__WHAT YOU NEED TO DO__.
Copy every line that holds "this".

═════ AVAILABLE DATA

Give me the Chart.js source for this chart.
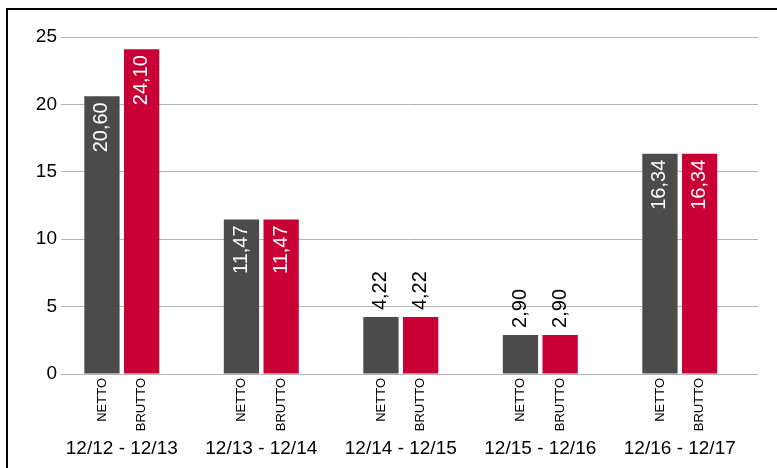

══════════
═════ AVAILABLE DATA

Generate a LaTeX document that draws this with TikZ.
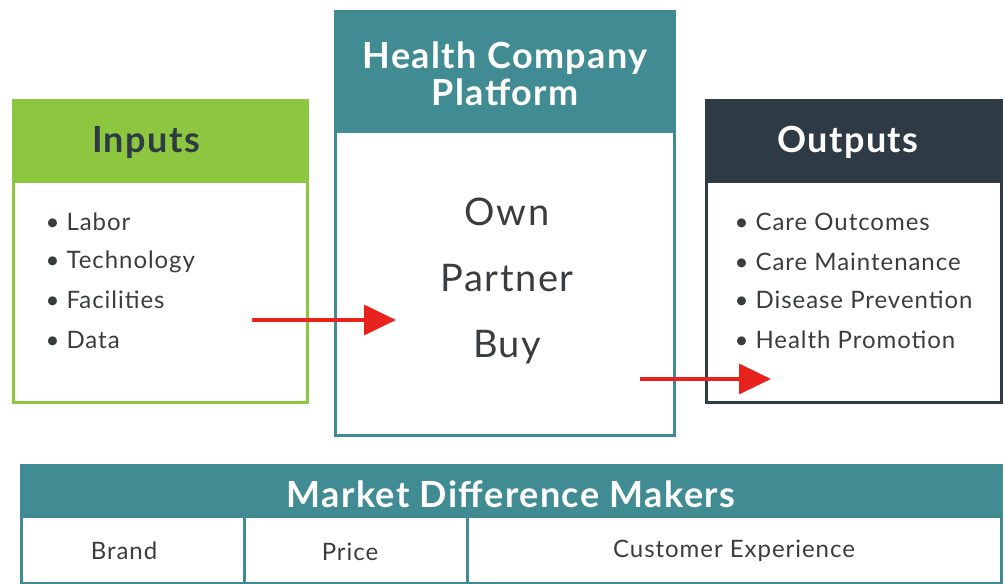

══════════
═════ AVAILABLE DATA

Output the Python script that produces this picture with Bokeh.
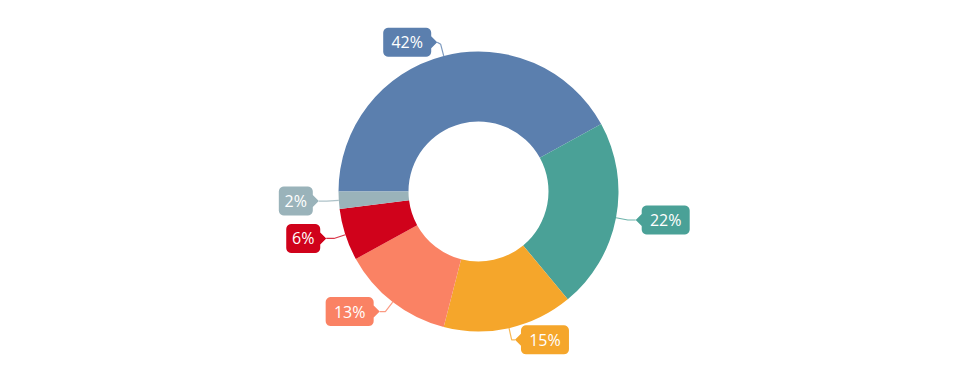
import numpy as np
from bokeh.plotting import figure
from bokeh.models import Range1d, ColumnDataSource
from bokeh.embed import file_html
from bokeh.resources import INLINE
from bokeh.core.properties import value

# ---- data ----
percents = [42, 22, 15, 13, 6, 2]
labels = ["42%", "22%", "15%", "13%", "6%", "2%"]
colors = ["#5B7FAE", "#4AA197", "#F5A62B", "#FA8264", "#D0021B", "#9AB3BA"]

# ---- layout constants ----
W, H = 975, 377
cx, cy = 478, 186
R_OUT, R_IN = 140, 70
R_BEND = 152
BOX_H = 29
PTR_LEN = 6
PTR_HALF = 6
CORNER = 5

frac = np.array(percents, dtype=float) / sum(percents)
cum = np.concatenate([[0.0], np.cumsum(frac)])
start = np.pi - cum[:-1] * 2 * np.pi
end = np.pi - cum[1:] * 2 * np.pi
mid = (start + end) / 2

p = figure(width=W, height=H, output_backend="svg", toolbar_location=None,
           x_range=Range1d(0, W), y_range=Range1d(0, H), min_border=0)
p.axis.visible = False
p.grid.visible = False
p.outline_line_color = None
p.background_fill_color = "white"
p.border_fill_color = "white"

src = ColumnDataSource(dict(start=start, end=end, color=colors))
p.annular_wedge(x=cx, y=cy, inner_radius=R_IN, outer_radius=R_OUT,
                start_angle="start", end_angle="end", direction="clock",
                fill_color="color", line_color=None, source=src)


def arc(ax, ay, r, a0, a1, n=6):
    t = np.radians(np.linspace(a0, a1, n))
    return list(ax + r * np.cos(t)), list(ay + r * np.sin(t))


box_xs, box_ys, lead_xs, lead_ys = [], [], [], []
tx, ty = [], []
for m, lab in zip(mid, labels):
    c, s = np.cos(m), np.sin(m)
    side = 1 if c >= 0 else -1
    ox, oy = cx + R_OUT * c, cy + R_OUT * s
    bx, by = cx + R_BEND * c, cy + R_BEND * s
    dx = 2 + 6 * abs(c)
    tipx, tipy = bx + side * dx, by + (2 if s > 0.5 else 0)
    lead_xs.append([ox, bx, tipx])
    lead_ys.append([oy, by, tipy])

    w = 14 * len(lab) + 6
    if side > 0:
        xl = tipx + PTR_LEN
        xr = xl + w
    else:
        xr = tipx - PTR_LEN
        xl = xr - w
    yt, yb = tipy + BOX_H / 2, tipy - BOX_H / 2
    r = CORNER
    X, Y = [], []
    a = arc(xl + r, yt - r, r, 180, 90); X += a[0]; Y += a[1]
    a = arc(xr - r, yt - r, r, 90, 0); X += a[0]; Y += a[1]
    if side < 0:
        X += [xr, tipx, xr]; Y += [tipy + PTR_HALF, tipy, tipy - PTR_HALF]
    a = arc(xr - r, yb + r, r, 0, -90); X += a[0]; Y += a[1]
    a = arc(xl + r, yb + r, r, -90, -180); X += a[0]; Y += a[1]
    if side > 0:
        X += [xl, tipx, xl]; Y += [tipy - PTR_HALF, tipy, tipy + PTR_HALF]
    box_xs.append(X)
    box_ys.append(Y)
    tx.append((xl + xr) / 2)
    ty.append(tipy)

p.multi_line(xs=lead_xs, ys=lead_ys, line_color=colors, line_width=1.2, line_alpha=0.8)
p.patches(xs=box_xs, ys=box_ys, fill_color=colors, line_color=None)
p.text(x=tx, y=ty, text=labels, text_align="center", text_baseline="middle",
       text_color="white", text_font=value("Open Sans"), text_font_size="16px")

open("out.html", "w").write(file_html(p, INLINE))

══════════

__EXERCISE ANSWER__.
Give me the Chart.js source for this chart.
Generate a LaTeX document that draws this with TikZ.
Output the Python script that produces this picture with Bokeh.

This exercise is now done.